Ante la grave situación fiscal heredada, el actual gobierno nacional comenzó conversaciones con las autoridades porteñas para reducir esa alícuota al menos en un punto porcentual. La reciente crisis policial bonaerense solo aceleró los tiempos de una decisión que ya estaba tomada.

Como era de esperar, el decreto 735/20 que redujo la coparticipación de la Ciudad en 1,18 puntos (de 3,5 a 2,32 por ciento) recibió fuertes críticas por parte de la oposición de Juntos por el Cambio y de ciertos medios de comunicación que rápidamente se alinearon detrás de esta especie de "cruzada fiscal".

Algunas de esas críticas apuntan al efecto negativo que la quita tendrá sobre las capacidades de la Ciudad para atender servicios esenciales; otras, acusan al gobierno nacional de discriminación política. Sin embargo, el común denominador que subyace en todas ellas es la idea de que "los porteños aportan al sistema mucho más de lo que reciben", algo que nadie puede poner en duda pero que no hace al núcleo duro del problema: la provincia de Buenos Aires también hace un aporte mucho mayor a lo que finalmente recibe.
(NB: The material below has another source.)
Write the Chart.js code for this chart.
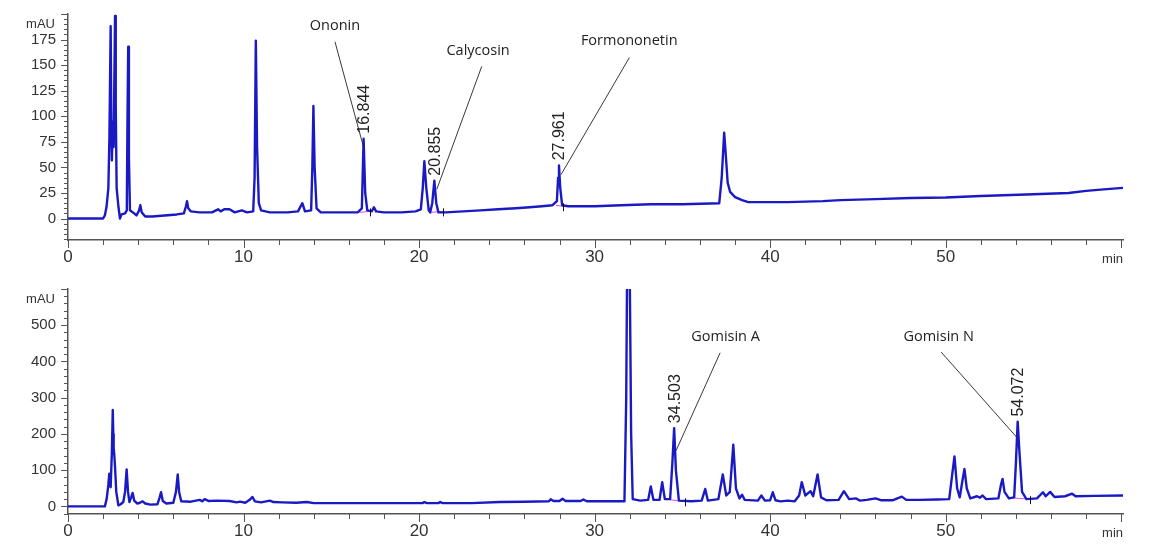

Desde la vereda opuesta, los intendentes peronistas del Conurbano salieron a apoyar al gobierno nacional y provincial y defendieron la medida adoptada como un acto concreto de solidaridad ante la grave situación económica y social bonaerense. Ofrecen, para ello, sus propias cifras de pobreza, desempleo y hambre que, a cotidiano, deben atender en sus distritos y los contrastan con las opulentas estadísticas porteñas.

Más allá de cómo se resuelva el conflicto, es evidente que se ha reinstalado un dilema largamente conocido y que reflota cada vez que se renueva el debate sobre la coparticipación federal: si los ingresos fiscales deben en su mayor parte devolverse a los que efectivamente los generan o si, por el contrario, deben distribuirse para ayudar a los que menos posibilidades tienen de generarlos.

El dilema resume, en definitiva, dos interpretaciones divergentes sobre el significado de la equidad fiscal.